Benefit: Improve program initialization/level loading (if shaders are part of level data).
GPU-specific off-screen context creation
Description: The ability to create rendering contexts for different GPUs, particularly for off-screen rendering. GL_AMD_GPU_association might be a good example for this.
Benefit: Improved parallelism.
Decouple texture filtering state from texture objects.
Description: This involves being able to separate texture objects (the images themselves) from the state that deals with how shaders sample this. This could be done by creating a new object type, allowing sampler objects in GLSL to specify filtering state, or some other mechanism.
Benefit: Allows using texture objects in different ways in different places.

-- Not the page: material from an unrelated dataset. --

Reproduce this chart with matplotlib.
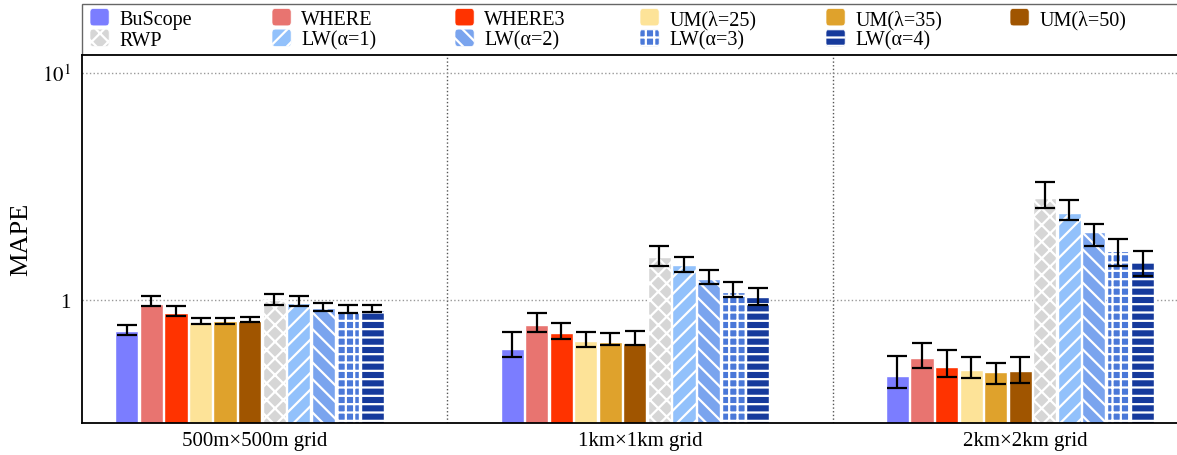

GLSL shader precompilation.
Description: There was no clear propsal for what this means, but it was mentioned several times in the thread. This would appear to mean having an off-line tool that compiles GLSL into something that you can feed into any implementation to create programs. This something would likely be a form of the ARB assembly that supports modern functionality.
Benefit: Presumably, the compile/link time of this precompiled format would be lower than that of GLSL itself.
Multithreading.
Description: This is a synthesis of several proposals, but the basic idea is to be able to do things that don't directly involve rendering in a separate thread. Compiling/linking programs, uploading textures, etc.
Benefit: Better performance.
Conformance test.
Description: A comprehensive OpenGL conformance test. One that can be run on various OpenGL implementations to test for driver bugs and the like.
Benefit: A benchmark for IHVs to work towards in making sure their drivers do not have certain bugs.
Debug Profile.
Description: A profile of OpenGL that exposes debugging information, such as logs of calls and so forth.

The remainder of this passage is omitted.